— Start —

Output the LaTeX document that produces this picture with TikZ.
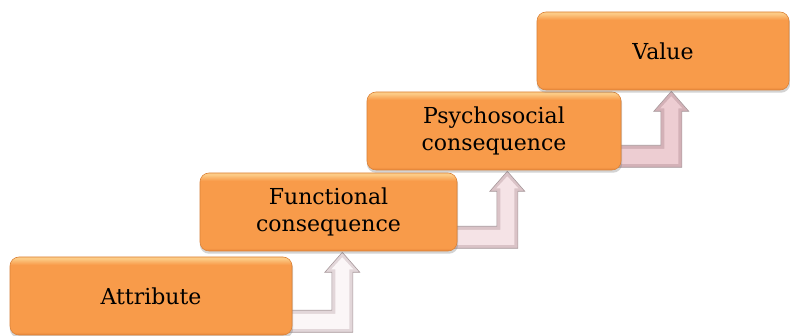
\documentclass[tikz,border=0pt]{standalone}
\usepackage{fontspec}
\setmainfont{DejaVu Serif}
\usetikzlibrary{shadows,calc,backgrounds}
\definecolor{boxtop}{HTML}{FCCB86}
\definecolor{boxmid}{HTML}{F89B4A}
\definecolor{boxbot}{HTML}{E7863A}
\definecolor{boxline}{HTML}{DB8238}
\definecolor{arredge}{HTML}{A8999C}
\definecolor{arrAin}{HTML}{FBF6F7}
\definecolor{arrAout}{HTML}{E2D6D9}
\definecolor{arrBin}{HTML}{F5E3E6}
\definecolor{arrBout}{HTML}{DAC3C7}
\definecolor{arrCin}{HTML}{EDCDD2}
\definecolor{arrCout}{HTML}{D3B1B7}
\pgfdeclareverticalshading{boxshade}{100bp}{color(0bp)=(boxbot); color(25bp)=(boxbot);
  color(27bp)=(boxmid); color(70bp)=(boxmid); color(74bp)=(boxtop); color(100bp)=(boxtop)}
\tikzset{
  x=1pt, y=1pt,
  stagebox/.style={rounded corners=9pt, minimum width=#1, minimum height=78pt,
    shading=boxshade, draw=boxline, line width=0.6pt, align=center, inner sep=0pt,
    font=\fontsize{22}{27}\selectfont,
    drop shadow={shadow xshift=0.5pt, shadow yshift=-2.5pt, opacity=0.35, shadow scale=1.005}},
  arrowouter/.style={fill=#1, draw=arredge, line width=0.6pt, line join=miter},
  arrowinner/.style={fill=#1, draw=none},
}
\newcommand\bentarrow[4]{%
  \path[arrowouter=#3] let \p1=(#1.south east), \p2=(#2.south) in
    ({\x1-12},{\y1+3}) -- ({\x1+60.5},{\y1+3}) -- ({\x1+60.5},{\y2-21})
    -- ({\x1+67.5},{\y2-21}) -- ({\x1+50},{\y2-1}) -- ({\x1+32.5},{\y2-21})
    -- ({\x1+39.5},{\y2-21}) -- ({\x1+39.5},{\y1+25}) -- ({\x1-12},{\y1+25}) -- cycle;
  \path[arrowinner=#4] let \p1=(#1.south east), \p2=(#2.south) in
    ({\x1-12},{\y1+6.5}) -- ({\x1+57},{\y1+6.5}) -- ({\x1+57},{\y2-18})
    -- ({\x1+61},{\y2-18}) -- ({\x1+50},{\y2-6}) -- ({\x1+39},{\y2-18})
    -- ({\x1+43},{\y2-18}) -- ({\x1+43},{\y1+21.5}) -- ({\x1-12},{\y1+21.5}) -- cycle;
}
\begin{document}
\begin{tikzpicture}
\useasboundingbox (0,0) rectangle (790,336);
\node[stagebox=282pt] (attr) at (151,40) {Attribute};
\node[stagebox=257pt] (func) at (328.5,124) {Functional\\consequence};
\node[stagebox=254pt] (psy) at (494,205) {Psychosocial\\consequence};
\node[stagebox=252pt] (val) at (663,285) {Value};
\begin{scope}[on background layer]
\bentarrow{attr}{func}{arrAout}{arrAin}
\bentarrow{func}{psy}{arrBout}{arrBin}
\bentarrow{psy}{val}{arrCout}{arrCin}
\end{scope}
\end{tikzpicture}
\end{document}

— End —

**To be done:**
Transcribe all of the material exactly, leaving out whatever pictures it contains.

**Result:**
Output the LaTeX document that produces this picture with TikZ.
\documentclass[tikz,border=0pt]{standalone}
\usepackage{fontspec}
\setmainfont{DejaVu Serif}
\usetikzlibrary{shadows,calc,backgrounds}
\definecolor{boxtop}{HTML}{FCCB86}
\definecolor{boxmid}{HTML}{F89B4A}
\definecolor{boxbot}{HTML}{E7863A}
\definecolor{boxline}{HTML}{DB8238}
\definecolor{arredge}{HTML}{A8999C}
\definecolor{arrAin}{HTML}{FBF6F7}
\definecolor{arrAout}{HTML}{E2D6D9}
\definecolor{arrBin}{HTML}{F5E3E6}
\definecolor{arrBout}{HTML}{DAC3C7}
\definecolor{arrCin}{HTML}{EDCDD2}
\definecolor{arrCout}{HTML}{D3B1B7}
\pgfdeclareverticalshading{boxshade}{100bp}{color(0bp)=(boxbot); color(25bp)=(boxbot);
  color(27bp)=(boxmid); color(70bp)=(boxmid); color(74bp)=(boxtop); color(100bp)=(boxtop)}
\tikzset{
  x=1pt, y=1pt,
  stagebox/.style={rounded corners=9pt, minimum width=#1, minimum height=78pt,
    shading=boxshade, draw=boxline, line width=0.6pt, align=center, inner sep=0pt,
    font=\fontsize{22}{27}\selectfont,
    drop shadow={shadow xshift=0.5pt, shadow yshift=-2.5pt, opacity=0.35, shadow scale=1.005}},
  arrowouter/.style={fill=#1, draw=arredge, line width=0.6pt, line join=miter},
  arrowinner/.style={fill=#1, draw=none},
}
\newcommand\bentarrow[4]{%
  \path[arrowouter=#3] let \p1=(#1.south east), \p2=(#2.south) in
    ({\x1-12},{\y1+3}) -- ({\x1+60.5},{\y1+3}) -- ({\x1+60.5},{\y2-21})
    -- ({\x1+67.5},{\y2-21}) -- ({\x1+50},{\y2-1}) -- ({\x1+32.5},{\y2-21})
    -- ({\x1+39.5},{\y2-21}) -- ({\x1+39.5},{\y1+25}) -- ({\x1-12},{\y1+25}) -- cycle;
  \path[arrowinner=#4] let \p1=(#1.south east), \p2=(#2.south) in
    ({\x1-12},{\y1+6.5}) -- ({\x1+57},{\y1+6.5}) -- ({\x1+57},{\y2-18})
    -- ({\x1+61},{\y2-18}) -- ({\x1+50},{\y2-6}) -- ({\x1+39},{\y2-18})
    -- ({\x1+43},{\y2-18}) -- ({\x1+43},{\y1+21.5}) -- ({\x1-12},{\y1+21.5}) -- cycle;
}
\begin{document}
\begin{tikzpicture}
\useasboundingbox (0,0) rectangle (790,336);
\node[stagebox=282pt] (attr) at (151,40) {Attribute};
\node[stagebox=257pt] (func) at (328.5,124) {Functional\\consequence};
\node[stagebox=254pt] (psy) at (494,205) {Psychosocial\\consequence};
\node[stagebox=252pt] (val) at (663,285) {Value};
\begin{scope}[on background layer]
\bentarrow{attr}{func}{arrAout}{arrAin}
\bentarrow{func}{psy}{arrBout}{arrBin}
\bentarrow{psy}{val}{arrCout}{arrCin}
\end{scope}
\end{tikzpicture}
\end{document}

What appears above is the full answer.